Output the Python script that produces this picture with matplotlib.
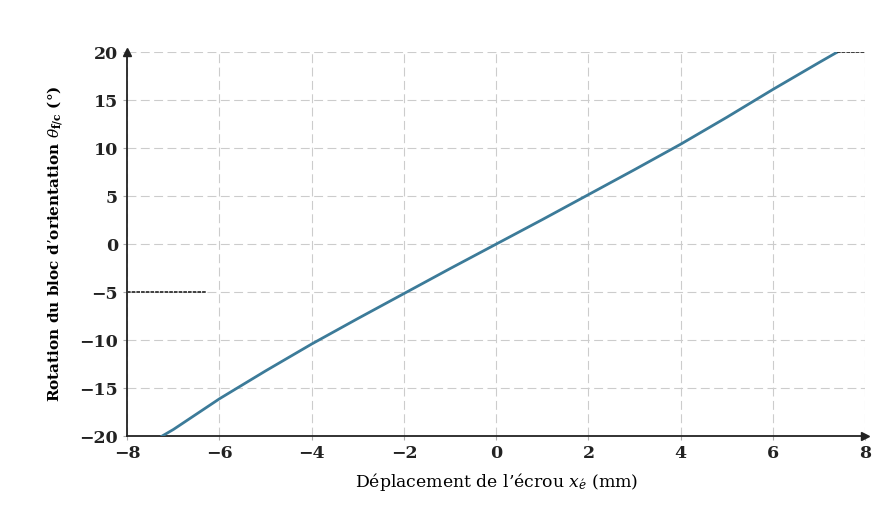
import numpy as np
import matplotlib
matplotlib.use('Agg')
import matplotlib.pyplot as plt

# valeurs
x_ecrou = [-7.25, -7, -6, -5, -4, -3, -2, -1, 0, 1, 2, 3, 4, 5, 6, 7, 7.4]
theta = [-20, -19.3, -16.1, -13.2, -10.4, -7.75, -5.15, -2.55, 0,
         2.55, 5.15, 7.75, 10.4, 13.2, 16.1, 18.9, 20]

# petits traits noirs (reste du scan)
trait1_x = [-8, -6.3]
trait1_y = [-5, -5]
trait2_x = [7.4, 8]
trait2_y = [20, 20]

xticks = [-8, -6, -4, -2, 0, 2, 4, 6, 8]
yticks = [-20, -15, -10, -5, 0, 5, 10, 15, 20]

plt.rcParams['font.family'] = ['DejaVu Serif']
plt.rcParams['mathtext.fontset'] = 'dejavuserif'

fig = plt.figure(figsize=(8.9, 5.15), dpi=100)
ax = fig.add_axes([0.143, 0.153, 0.829, 0.746])

ax.plot(x_ecrou, theta, color='#3c7b99', lw=2.0, zorder=3)
ax.plot(trait1_x, trait1_y, color='#333333', lw=1.3, ls=(0, (2, 0.6)), zorder=3)
ax.plot(trait2_x, trait2_y, color='#333333', lw=1.3, ls=(0, (2, 0.6)), zorder=3)

ax.set_xlim(-8, 8)
ax.set_ylim(-20, 20)
ax.set_xticks(xticks)
ax.set_yticks(yticks)
ax.set_xticklabels([str(v).replace('-', '\u2212') for v in xticks], fontweight='bold')
ax.set_yticklabels([str(v).replace('-', '\u2212') for v in yticks], fontweight='bold')
ax.tick_params(labelsize=12.5, length=3, color='#aaaaaa', labelcolor='#222222')

ax.grid(True, color='#cccccc', ls=(0, (8, 4)), lw=0.8)
for s in ['top', 'right']:
    ax.spines[s].set_visible(False)
for s in ['left', 'bottom']:
    ax.spines[s].set_color('#222222')
    ax.spines[s].set_linewidth(1.3)

# flèches au bout des axes
ax.plot(1.0, 0, '>', color='#222222', ms=6, transform=ax.transAxes, clip_on=False)
ax.plot(0, 1.0, '^', color='#222222', ms=6, transform=ax.transAxes, clip_on=False)

ax.set_xlabel("Déplacement de l\u2019écrou $x_{\\acute{e}}$ (mm)", fontsize=12.4, labelpad=6)
ax.set_ylabel("Rotation du bloc d\u2019orientation $\\theta_{\\mathbf{f/c}}$ (°)",
              fontsize=11, fontweight='bold', labelpad=10)

fig.savefig('out.png', dpi=100)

++++++

STATED GOAL => Restate each line from the start of the listing through the line bearing "trait2_y, color='#333333', lw=1.3, ls=(0, (2, 0.6)), zorder=3)" word for word. Drop the pictures.

COMPLETE ANSWER =>
Output the Python script that produces this picture with matplotlib.
import numpy as np
import matplotlib
matplotlib.use('Agg')
import matplotlib.pyplot as plt

# valeurs
x_ecrou = [-7.25, -7, -6, -5, -4, -3, -2, -1, 0, 1, 2, 3, 4, 5, 6, 7, 7.4]
theta = [-20, -19.3, -16.1, -13.2, -10.4, -7.75, -5.15, -2.55, 0,
         2.55, 5.15, 7.75, 10.4, 13.2, 16.1, 18.9, 20]

# petits traits noirs (reste du scan)
trait1_x = [-8, -6.3]
trait1_y = [-5, -5]
trait2_x = [7.4, 8]
trait2_y = [20, 20]

xticks = [-8, -6, -4, -2, 0, 2, 4, 6, 8]
yticks = [-20, -15, -10, -5, 0, 5, 10, 15, 20]

plt.rcParams['font.family'] = ['DejaVu Serif']
plt.rcParams['mathtext.fontset'] = 'dejavuserif'

fig = plt.figure(figsize=(8.9, 5.15), dpi=100)
ax = fig.add_axes([0.143, 0.153, 0.829, 0.746])

ax.plot(x_ecrou, theta, color='#3c7b99', lw=2.0, zorder=3)
ax.plot(trait1_x, trait1_y, color='#333333', lw=1.3, ls=(0, (2, 0.6)), zorder=3)
ax.plot(trait2_x, trait2_y, color='#333333', lw=1.3, ls=(0, (2, 0.6)), zorder=3)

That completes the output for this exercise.